Little bits of sesame fudge suspended in a rich brown sugar cookie. Gently spiced, soft and perfect. These cookies are a little mysterious and a lot delicious. I make them with leftover halvah, but go ahead and buy a chunk or bar. You can snack on the extra while the cookies bake – or save yourself the trouble – just make a double batch!
- 4 oz butter, room temperature
- 1 cup brown sugar
- 1/2 cup powdered sugar
- 1 egg
- 1 tsp vanilla extract
- 1 1/2 cups all purpose flour
- 1 teaspoon baking powder
- 1/4 teaspoon baking soda
- 1/4 teaspoon kosher salt
- 1/4 teaspoon ground cardamom
- 4 oz halvah, broken into morsels
Preheat the oven to 350 and get out some baking sheets and parchment paper. Put the paddle attachment on your stand mixer or use your handmixer.

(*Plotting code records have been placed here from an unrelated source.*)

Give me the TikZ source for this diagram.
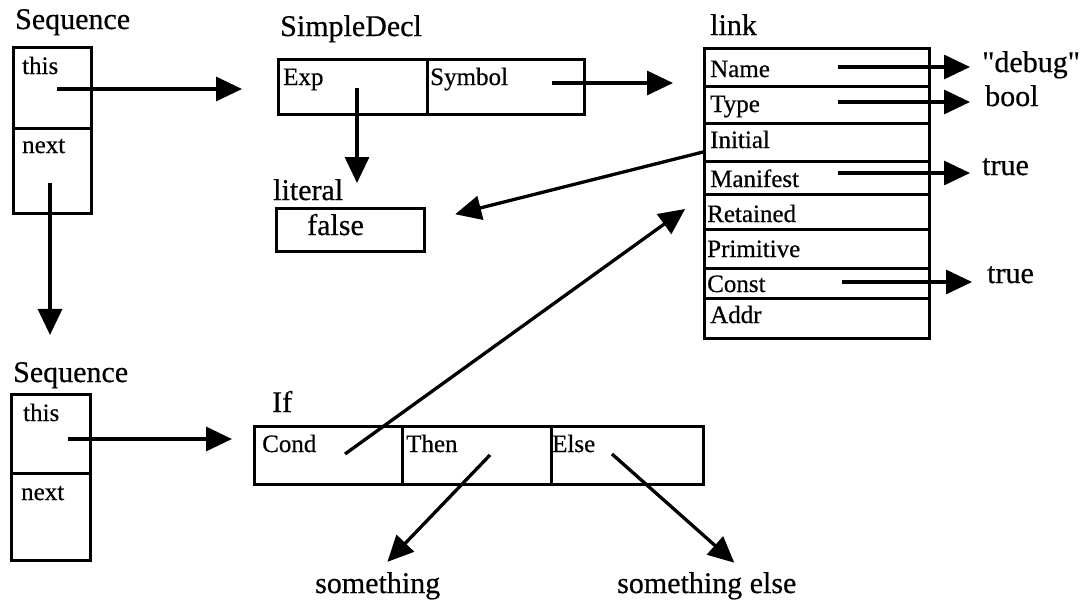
\documentclass[tikz,border=0pt]{standalone}
\usepackage{fontspec}
\setmainfont{Liberation Serif}[FakeBold=0.5]
\newfontfamily\straightquotes{Liberation Serif}[Ligatures=TeXOff,FakeBold=0.5]
\usetikzlibrary{arrows.meta}
\begin{document}
\begin{tikzpicture}[x=1pt,y=-1pt,
  cell/.style={draw, line width=3.1pt, inner sep=0pt, anchor=north west},
  head/.style={font=\fontsize{30}{32}\selectfont, inner sep=0pt, anchor=base west},
  field/.style={font=\fontsize{25}{27}\selectfont, inner sep=0pt, anchor=base west},
  ptr/.style={line width=3.3pt, -{Triangle[length=26pt,width=24pt]}}]

\useasboundingbox (0,0) rectangle (1089,605);

% ---- first Sequence record
\node[head] (seqA) at (15,29) {Sequence};
\node[cell, minimum width=78pt, minimum height=81pt] (s1this) at (12,46) {};
\node[cell, minimum width=78pt, minimum height=85pt] (s1next) at (12,127) {};
\node[field] (t1this) at (22,74) {this};
\node[field] (t1next) at (22,153) {next};

% ---- SimpleDecl record
\node[head] (sdHead) at (280,36) {SimpleDecl};
\node[cell, minimum width=149pt, minimum height=55pt] (sdExp) at (277,58) {};
\node[cell, minimum width=157pt, minimum height=55pt] (sdSym) at (426,58) {};
\node[field] (tExp) at (283,85) {Exp};
\node[field] (tSym) at (430,85) {Symbol};

% ---- literal
\node[head] (litHead) at (273,200) {literal};
\node[cell, minimum width=148pt, minimum height=43pt] (litBox) at (275,207) {};
\node[head] (tFalse) at (307,235) {false};

% ---- link record
\node[head] (linkHead) at (710,35) {link};
\node[cell, minimum width=225pt, minimum height=38pt] (lName)  at (703,47)  {};
\node[cell, minimum width=225pt, minimum height=37pt] (lType)  at (703,85)  {};
\node[cell, minimum width=225pt, minimum height=38pt] (lInit)  at (703,122) {};
\node[cell, minimum width=225pt, minimum height=33pt] (lMan)   at (703,160) {};
\node[cell, minimum width=225pt, minimum height=35pt] (lRet)   at (703,193) {};
\node[cell, minimum width=225pt, minimum height=39pt] (lPrim)  at (703,228) {};
\node[cell, minimum width=225pt, minimum height=30pt] (lConst) at (703,267) {};
\node[cell, minimum width=225pt, minimum height=40pt] (lAddr)  at (703,297) {};
\node[field] (tName)  at (710,77)  {Name};
\node[field] (tType)  at (710,112) {Type};
\node[field] (tInit)  at (710,148) {Initial};
\node[field] (tMan)   at (710,187) {Manifest};
\node[field] (tRet)   at (707,222) {Retained};
\node[field] (tPrim)  at (707,257) {Primitive};
\node[field] (tConst) at (707,292) {Const};
\node[field] (tAddr)  at (710,323) {Addr};

% ---- values of the link fields
\node[head] (debug) at (982,72)  {\straightquotes "debug"};
\node[head] (bool)  at (985,106) {bool};
\node[head] (trueA) at (982,175) {true};
\node[head] (trueB) at (987,283) {true};

% ---- second Sequence record
\node[head] (seqB) at (13,382) {Sequence};
\node[cell, minimum width=79pt, minimum height=79pt] (s2this) at (10,393) {};
\node[cell, minimum width=79pt, minimum height=87pt] (s2next) at (10,472) {};
\node[field] (t2this) at (23,421) {this};
\node[field] (t2next) at (21,500) {next};

% ---- If record
\node[head] (ifHead) at (272,412) {If};
\node[cell, minimum width=148pt, minimum height=58pt] (ifCond) at (253,425) {};
\node[cell, minimum width=149pt, minimum height=58pt] (ifThen) at (401,425) {};
\node[cell, minimum width=152pt, minimum height=58pt] (ifElse) at (550,425) {};
\node[field] (tCond) at (262,452) {Cond};
\node[field] (tThen) at (406,452) {Then};
\node[field] (tElse) at (552,452) {Else};
\node[head] (something) at (315,593) {something};
\node[head] (selse) at (617,593) {something else};

% ---- pointer tails
\coordinate (s1thisT) at (57,89);
\coordinate (s1nextT) at (50,183);
\coordinate (s2thisT) at (68,439);
\coordinate (expT) at (357,88);
\coordinate (symT) at (552,83);
\coordinate (initT) at (703,152);
\coordinate (nameT) at (838,67);
\coordinate (typeT) at (838,102);
\coordinate (manT) at (838,173);
\coordinate (constT) at (842,282);
\coordinate (condT) at (345,454);
\coordinate (thenT) at (490,455);
\coordinate (elseT) at (612,454);

% ---- pointers
\draw[ptr, shorten >=35pt] (s1thisT) -- (s1thisT -| sdExp.west);
\draw[ptr, shorten >=27pt] (s1nextT) -- (s1nextT |- seqB.north);
\draw[ptr, shorten >=21pt] (s2thisT) -- (s2thisT -| ifCond.west);
\draw[ptr, shorten >=24pt] (expT) -- (expT |- litBox.north);
\draw[ptr, shorten >=30pt] (symT) -- (symT -| lName.west);
\draw[ptr, shorten >=30pt] (initT) -- ([yshift=8.5pt]litBox.east);
\draw[ptr, shorten >=12pt] (nameT) -- (nameT -| debug.west);
\draw[ptr, shorten >=15pt] (typeT) -- (typeT -| bool.west);
\draw[ptr, shorten >=12pt] (manT) -- (manT -| trueA.west);
\draw[ptr, shorten >=15pt] (constT) -- (constT -| trueB.west);
\draw[ptr, shorten >=22pt] (condT) -- (lMan.south west);
\draw[ptr, shorten >=14pt] (thenT) -- (something.north);
\draw[ptr, shorten >=14pt] (elseT) -- ([xshift=38pt]selse.north);
\end{tikzpicture}
\end{document}
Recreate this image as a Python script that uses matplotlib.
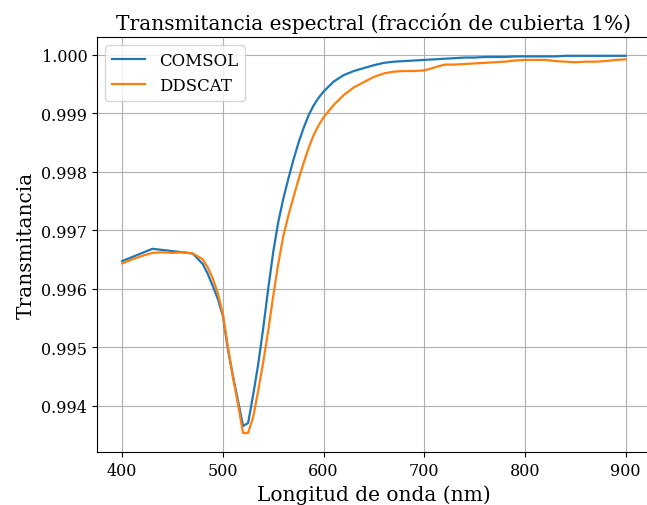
import matplotlib

matplotlib.use("Agg")

import matplotlib.pyplot as plt
from matplotlib.ticker import ScalarFormatter

wavelength_nm = [
    400, 410, 420, 430, 440, 450, 460, 470, 480, 485, 490, 495, 500, 505,
    510, 515, 520, 525, 530, 535, 540, 545, 550, 555, 560, 565, 570, 575,
    580, 585, 590, 595, 600, 610, 620, 630, 640, 650, 660, 670, 680, 690,
    700, 710, 720, 730, 740, 750, 760, 770, 780, 790, 800, 810, 820, 830,
    840, 850, 860, 870, 880, 890, 900,
]

comsol = [
    0.99647, 0.99654, 0.99661, 0.99668, 0.99666, 0.99664, 0.99662, 0.99660,
    0.99642, 0.99625, 0.99604, 0.99582, 0.99553, 0.99495, 0.99450, 0.99408,
    0.99365, 0.99370, 0.99418, 0.99470, 0.99532, 0.99600, 0.99663, 0.99714,
    0.99754, 0.99788, 0.99820, 0.99849, 0.99874, 0.99896, 0.99913, 0.99926,
    0.99937, 0.99954, 0.99965, 0.99972, 0.99977, 0.99982, 0.99986, 0.99988,
    0.99989, 0.99990, 0.99991, 0.99992, 0.99993, 0.99994, 0.99995, 0.99995,
    0.99996, 0.99996, 0.99996, 0.99997, 0.99997, 0.99997, 0.99997, 0.99997,
    0.99998, 0.99998, 0.99998, 0.99998, 0.99998, 0.99998, 0.99998,
]

ddscat = [
    0.99643, 0.99650, 0.99656, 0.99661, 0.99662, 0.99661, 0.99662, 0.99660,
    0.99650, 0.99636, 0.99617, 0.99592, 0.99556, 0.99500, 0.99448, 0.99402,
    0.99353, 0.99353, 0.99380, 0.99425, 0.99474, 0.99528, 0.99588, 0.99643,
    0.99690, 0.99725, 0.99756, 0.99786, 0.99814, 0.99840, 0.99862, 0.99879,
    0.99893, 0.99914, 0.99931, 0.99944, 0.99953, 0.99962, 0.99968, 0.99971,
    0.99972, 0.99972, 0.99973, 0.99978, 0.99983, 0.99983, 0.99984, 0.99985,
    0.99986, 0.99987, 0.99988, 0.99990, 0.99991, 0.99991, 0.99991, 0.99989,
    0.99988, 0.99987, 0.99988, 0.99988, 0.99989, 0.99991, 0.99992,
]

plt.rcParams["font.family"] = "DejaVu Serif"

fig, ax = plt.subplots(figsize=(6.47, 5.06), dpi=100)
# the reference is cropped on the right, so the axes run a little past the edge
fig.subplots_adjust(left=0.150, right=1.006, top=0.925, bottom=0.105)

ax.plot(wavelength_nm, comsol, color="#1f77b4", linewidth=1.6, label="COMSOL")
ax.plot(wavelength_nm, ddscat, color="#ff7f0e", linewidth=1.6, label="DDSCAT")

ax.set_title("Transmitancia espectral (fracción de cubierta 1%)", fontsize=14.5)
ax.set_xlabel("Longitud de onda (nm)", fontsize=14.5)
ax.set_ylabel("Transmitancia", fontsize=14.5)
ax.tick_params(labelsize=11.5)

fmt = ScalarFormatter(useOffset=False)
ax.yaxis.set_major_formatter(fmt)
ax.grid(True, color="#b0b0b0", linewidth=0.8)
ax.legend(loc="upper left", fontsize=12)

fig.savefig("out.png", dpi=100, facecolor="white")
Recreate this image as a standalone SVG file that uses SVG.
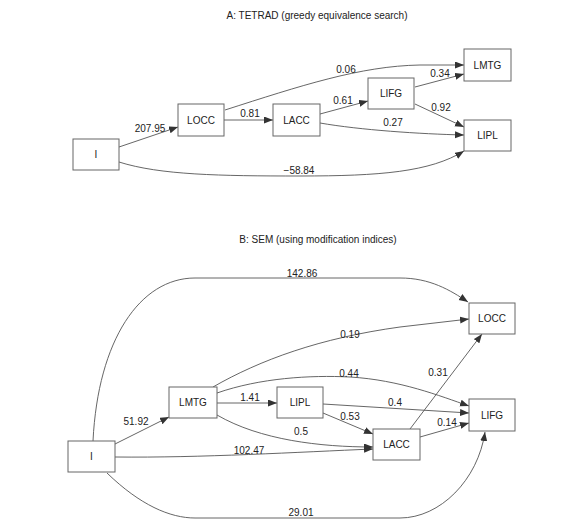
<svg xmlns="http://www.w3.org/2000/svg" width="563" height="529" viewBox="0 0 563 529">
<style>
text{font-family:"Liberation Sans",Arial,sans-serif;font-size:10px;fill:#222;text-anchor:middle}
.node rect{fill:#fff;stroke:#666;stroke-width:1}
.edges path{fill:none;stroke:#555;stroke-width:0.9;marker-end:url(#ah)}
</style>
<defs>
<marker id="ah" markerUnits="userSpaceOnUse" markerWidth="10" markerHeight="8" refX="9" refY="3.5" orient="auto">
<path d="M0,0 L9,3.5 L0,7 z" fill="#333"/>
</marker>
</defs>
<rect width="563" height="529" fill="#fff"/>
<text x="317" y="19">A: TETRAD (greedy equivalence search)</text>
<text x="318" y="243">B: SEM (using modification indices)</text>

<g class="edges" id="edges-a">
<path d="M119,147 L178,127"/>
<path d="M224,120 L273,120"/>
<path d="M225,110 C300,86 360,66 420,65 L464,65"/>
<path d="M320,114 L368,101"/>
<path d="M320,123 C360,130 420,134 464,135"/>
<path d="M415,87 L464,74"/>
<path d="M415,104 L464,127"/>
<path d="M119,162 C160,175 220,176 300,176 C380,176 430,172 464,151"/>
</g>
<g class="edges" id="edges-b">
<path d="M93,441 C98,340 140,278 195,278 L400,278 C430,278 450,290 468,302"/>
<path d="M213,387 C260,360 320,338 400,327 L469,319"/>
<path d="M410,429 L482,334"/>
<path d="M217,393 C260,378 310,375 350,377 C400,380 440,396 469,406"/>
<path d="M115,444 L169,417"/>
<path d="M217,403 L277,403"/>
<path d="M217,415 C260,440 320,447 373,447"/>
<path d="M323,413 L373,434"/>
<path d="M323,404 L469,413"/>
<path d="M420,437 L469,423"/>
<path d="M115,457 C200,458 300,452 373,449"/>
<path d="M107,473 C140,505 170,518 195,518 L400,518 C440,518 478,480 485,432"/>
</g>

<g id="labels-a">
<text x="150" y="131.5">207.95</text>
<text x="250" y="117">0.81</text>
<text x="346" y="73">0.06</text>
<text x="343" y="104">0.61</text>
<text x="393" y="126">0.27</text>
<text x="440" y="77">0.34</text>
<text x="441" y="111">0.92</text>
<text x="299" y="174">−58.84</text>
</g>
<g id="labels-b">
<text x="302" y="277">142.86</text>
<text x="350" y="338">0.19</text>
<text x="438" y="376">0.31</text>
<text x="349" y="377">0.44</text>
<text x="136" y="425">51.92</text>
<text x="250" y="401">1.41</text>
<text x="350" y="420">0.53</text>
<text x="395" y="406">0.4</text>
<text x="301" y="435">0.5</text>
<text x="447" y="426">0.14</text>
<text x="249" y="454">102.47</text>
<text x="301" y="516">29.01</text>
</g>

<g class="node" id="a-I"><rect x="73" y="139" width="46" height="31"/><text x="96" y="158">I</text></g>
<g class="node" id="a-LOCC"><rect x="178" y="104" width="46" height="32"/><text x="201" y="123.5">LOCC</text></g>
<g class="node" id="a-LACC"><rect x="273" y="104" width="47" height="32"/><text x="296.5" y="123.5">LACC</text></g>
<g class="node" id="a-LIFG"><rect x="368" y="78" width="46" height="31"/><text x="391" y="97">LIFG</text></g>
<g class="node" id="a-LMTG"><rect x="464" y="49" width="47" height="32"/><text x="487.5" y="68.5">LMTG</text></g>
<g class="node" id="a-LIPL"><rect x="464" y="120" width="47" height="31"/><text x="487.5" y="139">LIPL</text></g>

<g class="node" id="b-LOCC"><rect x="469" y="303" width="46" height="31"/><text x="492" y="322">LOCC</text></g>
<g class="node" id="b-LMTG"><rect x="169" y="387" width="48" height="31"/><text x="193" y="406">LMTG</text></g>
<g class="node" id="b-LIPL"><rect x="277" y="387" width="46" height="31"/><text x="300" y="406">LIPL</text></g>
<g class="node" id="b-LIFG"><rect x="469" y="399" width="46" height="32"/><text x="492" y="418.5">LIFG</text></g>
<g class="node" id="b-LACC"><rect x="373" y="429" width="47" height="31"/><text x="396.5" y="448">LACC</text></g>
<g class="node" id="b-I"><rect x="68" y="441" width="47" height="31"/><text x="91.5" y="460">I</text></g>
</svg>
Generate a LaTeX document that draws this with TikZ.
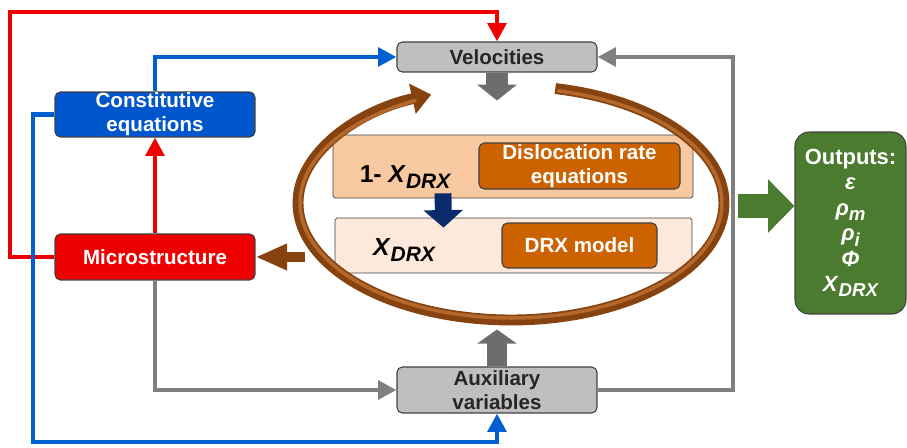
\documentclass[tikz,border=0pt]{standalone}
\usepackage{fontspec}
\setmainfont{Liberation Sans}
\usetikzlibrary{arrows.meta}
\definecolor{redline}{HTML}{EE0000}
\definecolor{blueline}{HTML}{0060D0}
\definecolor{grayline}{HTML}{808080}
\definecolor{boxgray}{HTML}{BFBFBF}
\definecolor{constblue}{HTML}{0056CC}
\definecolor{peach}{HTML}{F8C8A0}
\definecolor{lightpeach}{HTML}{FDE8DC}
\definecolor{rust}{HTML}{CC6200}
\definecolor{outgreen}{HTML}{4B7B2E}
\definecolor{ringbrown}{HTML}{86420F}
\definecolor{ringlight}{HTML}{B4682C}
\definecolor{navyarr}{HTML}{0B2A6B}
\newcommand{\lowidx}[1]{\raisebox{-0.45ex}{\scalebox{0.85}{\itshape #1}}}

\begin{document}
\begin{tikzpicture}[x=0.02cm,y=0.02cm,
  box/.style={draw=black!75,rounded corners=3pt,line width=0.6pt,align=center,inner sep=0pt,
    font=\fontsize{11.7}{13.5}\selectfont\bfseries},
  graybox/.style={box,fill=boxgray,text=black!85,minimum width=4cm},
  conn/.style={line width=2.8pt,-{Triangle[length=10.5pt,width=10.5pt]}}]
  \useasboundingbox (0,0) rectangle (907,447);
  % boxes
  \node (velo) at (497,390) [graybox,minimum height=0.6cm] {Velocities};
  \node (aux) at (497,57) [graybox,minimum height=0.92cm] {Auxiliary\\variables};
  \node (const) at (155,332.5) [box,fill=constblue,text=white,minimum width=4cm,minimum height=0.9cm] {Constitutive\\equations};
  \node (micro) at (155,190) [box,fill=redline,text=white,minimum width=4cm,minimum height=0.92cm] {Microstructure};
  \node (box1) at (513,280.5) [draw=black!75,fill=peach,rounded corners=1pt,minimum width=7.2cm,minimum height=1.26cm] {};
  \node (box2) at (513.5,201.5) [draw=black!75,fill=lightpeach,rounded corners=1pt,minimum width=7.14cm,minimum height=1.1cm] {};
  \node (disloc) at (579.5,281) [box,fill=rust,text=white,minimum width=4.02cm,minimum height=0.92cm] {Dislocation rate\\equations};
  \node (drx) at (579.5,201.5) [box,fill=rust,text=white,minimum width=3.1cm,minimum height=0.9cm] {DRX model};
  \node (one) at (405,270) [font=\fontsize{14}{16}\selectfont\bfseries] {1- \textit{X}\lowidx{DRX}};
  \node (xdrx) at (404,197) [font=\fontsize{14}{16}\selectfont\bfseries] {\textit{X}\lowidx{DRX}};
  \node (out) at (850.5,224) [box,fill=outgreen,text=white,rounded corners=8pt,minimum width=2.22cm,minimum height=3.64cm,
    font=\fontsize{12.5}{14.5}\selectfont\bfseries] {Outputs:\\ \textit{ε}\\ \textit{ρ}\lowidx{m}\\ \textit{ρ}\lowidx{i}\\ \textit{Φ}\\ \textit{X}\lowidx{DRX}};
  % connectors
  \draw[conn, color=redline] (micro.west) -| (10,435) -| (velo.north);
  \draw[conn, color=redline] (micro.north) -- (const.south);
  \draw[conn, color=blueline] (const.north) |- (velo.west);
  \draw[conn, color=blueline] (const.west) -| (33,5) -| (aux.south);
  \draw[conn, color=grayline] (micro.south) |- (aux.west);
  \draw[conn, color=grayline] (aux.east) -| (733,390) -- (velo.east);
  % block arrows
  \draw[line width=12pt, color=grayline!85!black, -{Triangle[length=9pt,width=22pt]}] (velo.south) -- ++(0,-28);
  \draw[line width=11pt, color=grayline!85!black, -{Triangle[length=8pt,width=22pt]}] (aux.north) -- ++(0,37);
  \draw[line width=9.6pt, color=navyarr, -{Triangle[length=10pt,width=22pt]}] ([xshift=-1.4cm,yshift=0.1cm]box1.south) -- ([xshift=-1.4cm,yshift=-0.2cm]box2.north);
  % ring
  \coordinate (ringc) at (511,244);
  \coordinate (ringw) at (305,190);
  \coordinate (ringe) at (738,241);
  \draw[line width=6.2pt, color=ringbrown, -{Triangle[length=11pt,width=17pt]}] (ringc) ++(78:4.26cm and 2.34cm)
    arc[start angle=78, end angle=-248, x radius=4.26cm, y radius=2.34cm];
  \draw[line width=2pt, color=ringlight, line cap=round] (ringc) ++(77:4.22cm and 2.30cm)
    arc[start angle=77, end angle=-243, x radius=4.22cm, y radius=2.30cm];
  \draw[line width=6.2pt, color=ringbrown, -{Triangle[length=18pt,width=14pt]}] (ringw) -- (micro.east);
  \draw[line width=14pt, color=outgreen, -{Triangle[length=15pt,width=29.5pt]}] (ringe) -- (ringe -| out.west);
\end{tikzpicture}
\end{document}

Put the butter, brown sugar and powdered sugar in the bowl of the stand mixer, set it on medium and cream all together until light on fluffy, about 5 minutes on speed 5.
Add in the egg and mix well, then stop the machine and scrape down the bowl. Add in the vanilla and all of the dry goods except for the halvah. Mix on low until all combined, about a minute.
Add the halvah and mix about 30 seconds – I like to still see chunks of deliciousness.
Use a small scoop or tablespoon to form cookies on the parchment lined baking sheets. If you don’t have parchment, don’t worry, just spray or grease the sheets. Bake at 350* for 12-15 minutes, rotating after 6 minutes. Remove the pans from the oven and let the cookies rest for 10 minutes before moving to wire racks.
* These cookies are soft. If you like them crunchy, bake a few more minutes or enjoy straight out of the freezer, as I do.
*You can use plain, chocolate swirl or pistachio/almond halvah for this recipe. I have also made it with leftover chocolate coated halvah and it was crazy good.